El de Julio Castro, lamentablemente, no es un caso aislado. En mi país, considerado durante
décadas como "la Suiza de América latina", no tenemos noticias de más de 140 personas
desaparecidas durante los doce años de dictadura militar. No se trata solamente de adultos,
hombres y mujeres, sino también de niños, algunos de los cuales -lo sabemos- siguen vivos.
En 1985, el retorno a la democracia posibilitaba establecer la verdad sobre los crímenes de la
dictadura y la situación de los desaparecidos y entregar a la Justicia a los responsables. Nada de
esto se hizo.
El actual presidente uruguayo, Julio María Sanguinetti, que ejercía ya este cargo durante el
período de restablecimiento de la democracia, invocando razones de estado, propuso adoptar la
ley de "Caducidad de la pretensión punitiva del Estado", que concedía impunidad a los militares
culpables.
Esta ley, votada por el Parlamento uruguayo en diciembre de 1986, no se pronunció sobre los
crímenes y no amnistió a los autores. Simplemente enunciaba que los culpables no serían
perseguidos por el Estado. En abril de 1989, en ocasión de un referéndum, el pueblo uruguayo
decidió no abolir esta ley, lo que alejó toda posibilidad de juzgar los crímenes cometidos por los
militares. Todas las fuerzas políticas y sociales que habían apoyado la realización de esta consulta
aceptaron el resultado. Así las cosas, la necesidad de echar luz sobre la suerte de los ciudadanos
desaparecidos permaneció intacta pero hasta ahora el gobierno no ha aplicado la ley que obliga a
investigar el destino de los desaparecidos.
En mi calidad de senador de la República, mantuve una serie de reuniones con el comandante en
jefe del ejército y los generales. Estos funcionarios no negaron las violaciones. Los exhorté a
reconocer públicamente lo que no negaban en privado pero me dijeron que debía dirigirme al
presidente porque se trataba de un problema político.

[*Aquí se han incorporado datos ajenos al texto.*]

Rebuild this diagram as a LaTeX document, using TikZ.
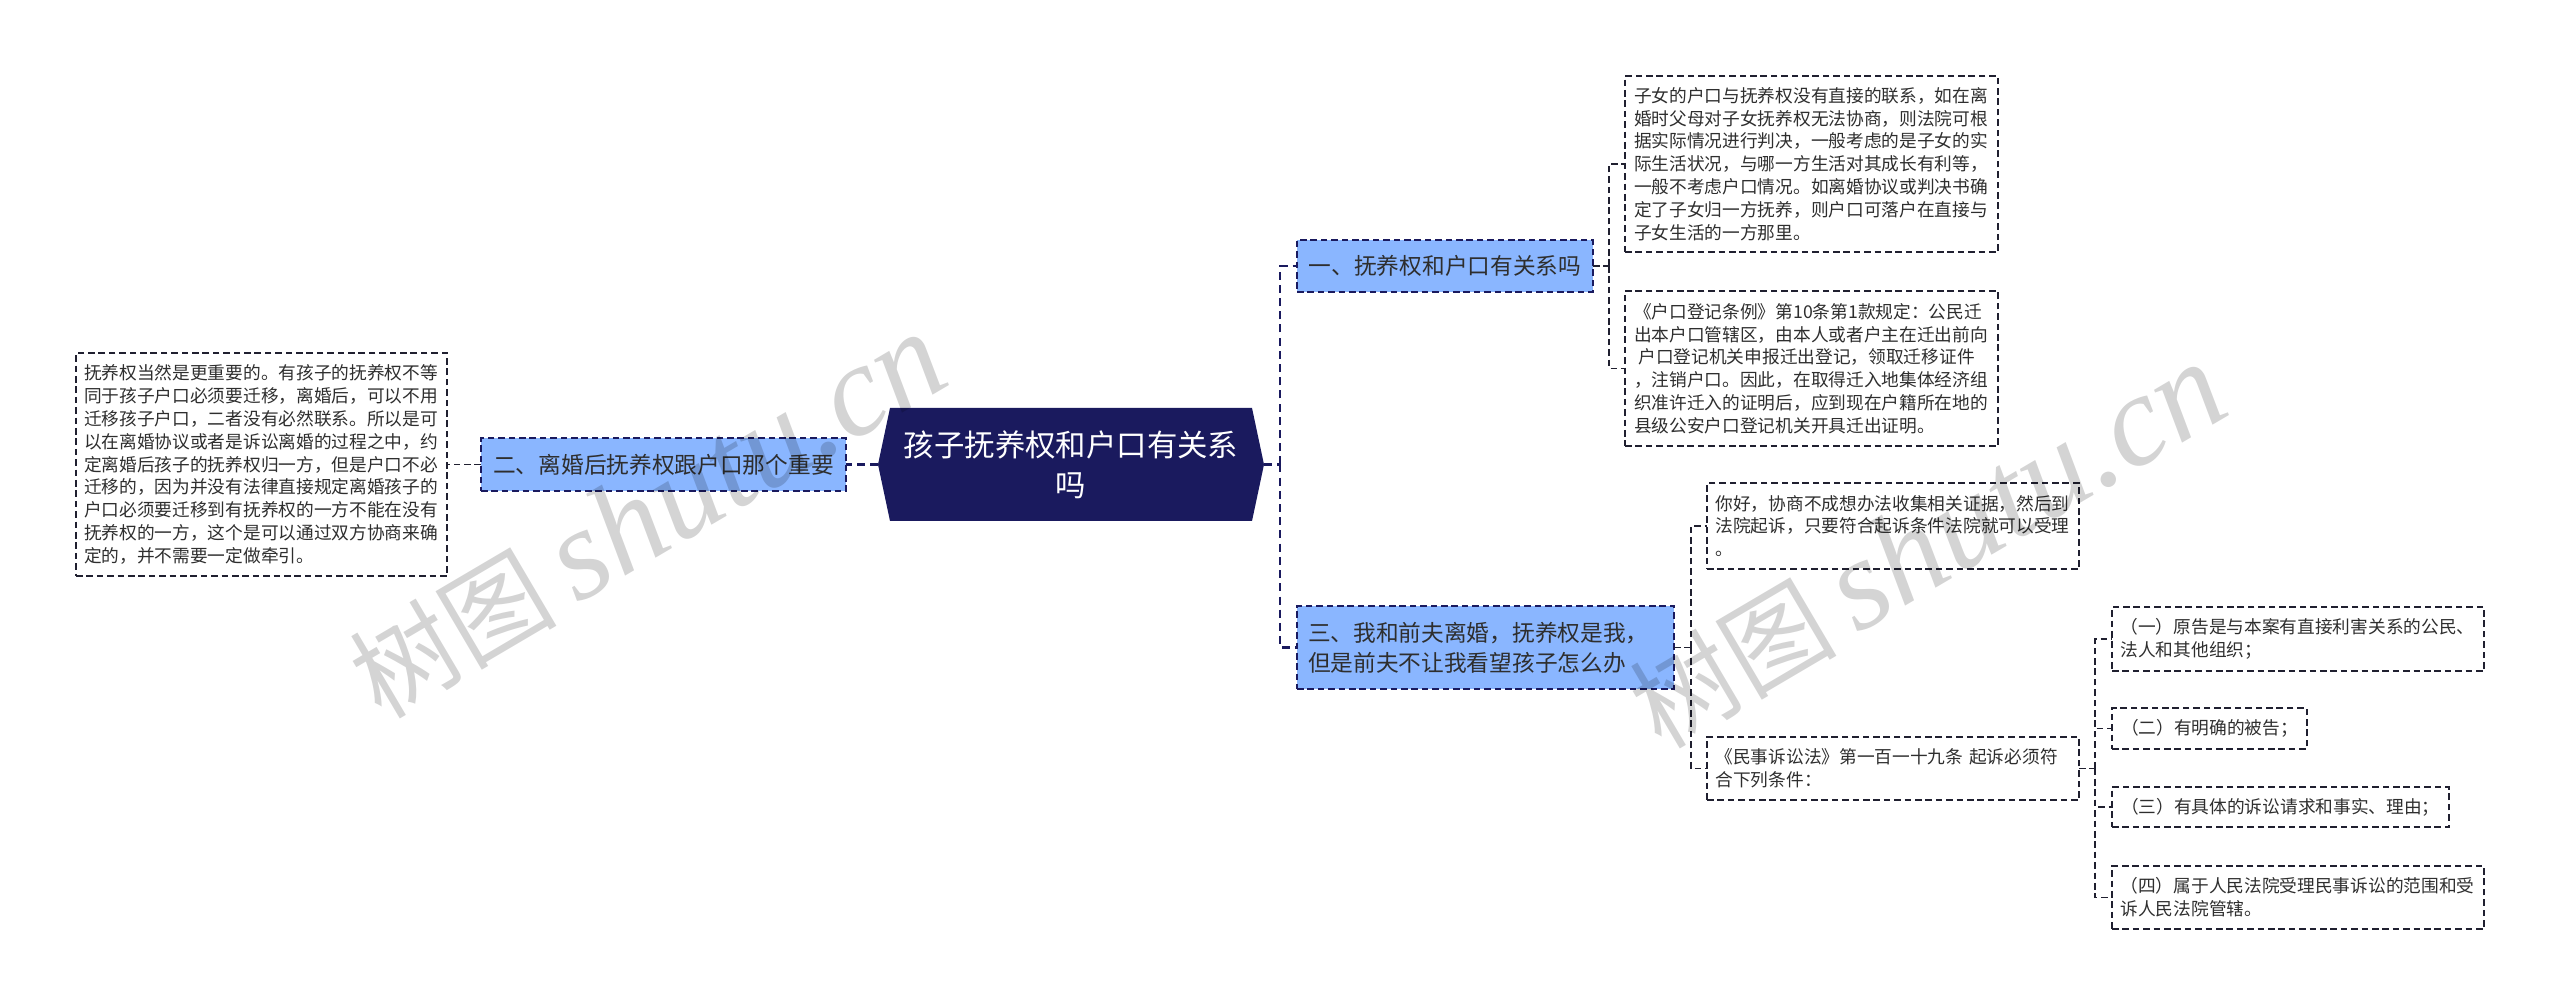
\documentclass[tikz,border=0pt]{standalone}
\usepackage{fontspec}
\setmainfont{Noto Sans CJK SC}
\newfontfamily\wmlatin{Liberation Serif}
\newfontfamily\wmcjk{Noto Sans CJK SC}
\usetikzlibrary{calc,backgrounds}
\definecolor{navy}{HTML}{1A1A5E}
\definecolor{skyfill}{HTML}{8AB6FF}
\definecolor{inktext}{HTML}{2E2E2E}
\definecolor{leafline}{HTML}{202030}
\definecolor{wmgray}{HTML}{D4D4D4}
\tikzset{
  dashline/.style={dash pattern=on 3.3pt off 1.9pt},
  leaf/.style={draw=leafline,line width=0.75pt,dashline,text=inktext,align=left,inner xsep=0pt,inner ysep=0pt,outer sep=0pt,
    font=\fontsize{8.85}{11.4}\selectfont},
  branch/.style={draw=navy,fill=skyfill,line width=1pt,dashline,text=inktext,inner xsep=0pt,inner ysep=0pt,outer sep=0pt,
    font=\fontsize{11.35}{15}\selectfont},
  rootnode/.style={text=white,align=center,inner sep=0pt,outer sep=0pt,font=\fontsize{15.2}{20}\selectfont},
  connbig/.style={draw=navy,line width=1.4pt,dash pattern=on 4pt off 2.6pt},
  connsmall/.style={draw=leafline,line width=0.75pt,dashline},
  watermark/.style={text=wmgray,rotate=30.5,inner sep=0pt,blend mode=multiply}
}
\begin{document}
\begin{tikzpicture}[x=0.5pt,y=-0.5pt]
\useasboundingbox (0,0) rectangle (2560,1005);
% root
\node[rootnode,minimum width=193pt,minimum height=56.5pt,text width=175pt] (root) at (1071,464.5) {孩子抚养权和户口有关系\\吗};
\begin{scope}[on background layer]
\fill[navy] (root.west) -- ($(root.north west)+(12,0)$) -- ($(root.north east)+(-12,0)$) -- (root.east) -- ($(root.south east)+(-12,0)$) -- ($(root.south west)+(12,0)$) -- cycle;
\end{scope}
% branches
\node[branch,minimum width=148pt,minimum height=26pt] (b1) at (1445,266) {一、抚养权和户口有关系吗};
\node[branch,minimum width=182.5pt,minimum height=26.5pt] (b2) at (663.5,464.5) {二、离婚后抚养权跟户口那个重要};
\node[branch,align=left,minimum width=188.5pt,minimum height=41.5pt,text width=177.5pt] (b3) at (1485.5,647.5) {三、我和前夫离婚，抚养权是我，\\但是前夫不让我看望孩子怎么办};
% leaves
\node[leaf,minimum width=186.5pt,minimum height=88pt,text width=177.5pt] (la) at (1811.5,164) {子女的户口与抚养权没有直接的联系，如在离\\婚时父母对子女抚养权无法协商，则法院可根\\据实际情况进行判决，一般考虑的是子女的实\\际生活状况，与哪一方生活对其成长有利等，\\一般不考虑户口情况。如离婚协议或判决书确\\定了子女归一方抚养，则户口可落户在直接与\\子女生活的一方那里。};
\node[leaf,minimum width=186.5pt,minimum height=77.5pt,text width=177.5pt] (lb) at (1811.5,368.5) {《户口登记条例》第10条第1款规定：公民迁\\出本户口管辖区，由本人或者户主在迁出前向\\\hspace*{2.2pt}户口登记机关申报迁出登记，领取迁移证件\\，注销户口。因此，在取得迁入地集体经济组\\织准许迁入的证明后，应到现在户籍所在地的\\县级公安户口登记机关开具迁出证明。};
\node[leaf,minimum width=185.5pt,minimum height=111.5pt,text width=177.5pt] (ll) at (261.5,464.5) {抚养权当然是更重要的。有孩子的抚养权不等\\同于孩子户口必须要迁移，离婚后，可以不用\\迁移孩子户口，二者没有必然联系。所以是可\\以在离婚协议或者是诉讼离婚的过程之中，约\\定离婚后孩子的抚养权归一方，但是户口不必\\迁移的，因为并没有法律直接规定离婚孩子的\\户口必须要迁移到有抚养权的一方不能在没有\\抚养权的一方，这个是可以通过双方协商来确\\定的，并不需要一定做牵引。};
\node[leaf,minimum width=186pt,minimum height=43pt,text width=177.5pt] (lc) at (1893,526) {你好，协商不成想办法收集相关证据，然后到\\法院起诉，只要符合起诉条件法院就可以受理\\。};
\node[leaf,minimum width=186pt,minimum height=31.5pt,text width=177.5pt] (ld) at (1893,768.5) {《民事诉讼法》第一百一十九条 起诉必须符\\合下列条件：};
\node[leaf,minimum width=186pt,minimum height=32pt,text width=177.5pt] (le) at (2298,639) {（一）原告是与本案有直接利害关系的公民、\\法人和其他组织；};
\node[leaf,minimum width=97.5pt,minimum height=20.5pt,text width=88.5pt] (lf) at (2209.5,728.5) {（二）有明确的被告；};
\node[leaf,minimum width=168.5pt,minimum height=20pt,text width=159.5pt] (lg) at (2280.5,807) {（三）有具体的诉讼请求和事实、理由；};
\node[leaf,minimum width=186pt,minimum height=31.5pt,text width=177.5pt] (lh) at (2298,897.5) {（四）属于人民法院受理民事诉讼的范围和受\\诉人民法院管辖。};
% junctions
\coordinate (t1) at (1280,464.5);
\coordinate (t2) at (1609,266);
\coordinate (t3) at (1691,647.5);
\coordinate (t4) at (2095,768.5);
% connectors
\draw[connbig] (root.east) -- (t1);
\draw[connbig] (t1) |- (b1.west);
\draw[connbig] (t1) |- (b3.west);
\draw[connbig] (root.west) -- (b2.east);
\draw[connsmall] (b2.west) -- (ll.east);
\draw[connsmall] (b1.east) -- (t2);
\draw[connsmall] (t2) |- (la.west);
\draw[connsmall] (t2) |- (lb.west);
\draw[connsmall] (b3.east) -- (t3);
\draw[connsmall] (t3) |- (lc.west);
\draw[connsmall] (t3) |- (ld.west);
\draw[connsmall] (ld.east) -- (t4);
\draw[connsmall] (t4) |- (le.west);
\draw[connsmall] (t4) |- (lf.west);
\draw[connsmall] (t4) |- (lg.west);
\draw[connsmall] (t4) |- (lh.west);
% watermarks
\node[watermark] (w1) at (647,516) {\fontsize{52}{62}\selectfont\wmcjk 树图\hspace{10pt}\fontsize{65}{62}\selectfont\wmlatin\itshape shutu.cn};
\node[watermark] (w2) at (1927,546) {\fontsize{52}{62}\selectfont\wmcjk 树图\hspace{10pt}\fontsize{65}{62}\selectfont\wmlatin\itshape shutu.cn};
\end{tikzpicture}
\end{document}
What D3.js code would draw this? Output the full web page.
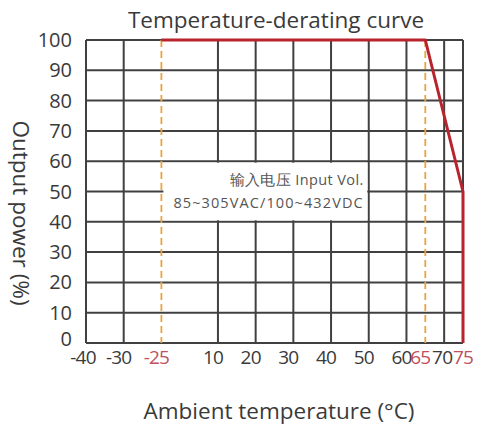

Un general retirado que había asumido responsabilidades importantes durante la dictadura nos
reveló que, en dos establecimientos militares, se encontraba la sepultura de numerosas víctimas.
Todo hacía suponer que el presidente de la República, al corriente de estas informaciones, tomaría
las medidas para establecer la verdad. Hasta ahora nada se ha hecho.
Frente al silencio del Poder Ejecutivo, recurrimos a la Justicia uruguaya. El juez Alberto Reyes,
encargado del trámite del expediente, ordenó que se abriera una investigación, pero el Tribunal de
Apelaciones se opuso argumentando que corresponde únicamente al Poder Ejecutivo investigar
estos hechos.
Al mismo tiempo, las familias presentaron al Ejecutivo, una vez más, una demanda para saber
sobre el destino de sus seres queridos.
Su petición, cursada el 16 de abril, nunca recibió respuesta. Sin embargo, la sociedad uruguaya
acompañó la demanda. Las encuestas de opinión indican que más del 60% de la población quiere
que se dé respuesta a este problema.
En este contexto, la actitud del Poder Ejecutivo uruguayo parece incomprensible; desconoce el
deseo de numerosos militares, que esperan una iniciativa que reconcilie a las fuerzas armadas y la
sociedad civil, y no tiene en cuenta los compromisos asumidos por Uruguay a nivel internacional,
en particular el asumido en diciembre de 1996 ante las Naciones Unidas de investigar todas las
desapariciones.
Hace pocos días, el presidente Sanguinetti declaró, en una entrevista concedida a la cadena
norteamericana CBS, que, si las autoridades supieran dónde se encuentran los restos de las
personas desaparecidas, harían lo necesario para entregarlos a sus familias.
Es la primera vez que, en los últimos meses, el presidente aborda este tema y se compromete moralmente frente a la comunidad internacional. El presidente conoce a los que saben, y muchos de los que saben son sus subordinados: todo depende entonces de él y de su conciencia.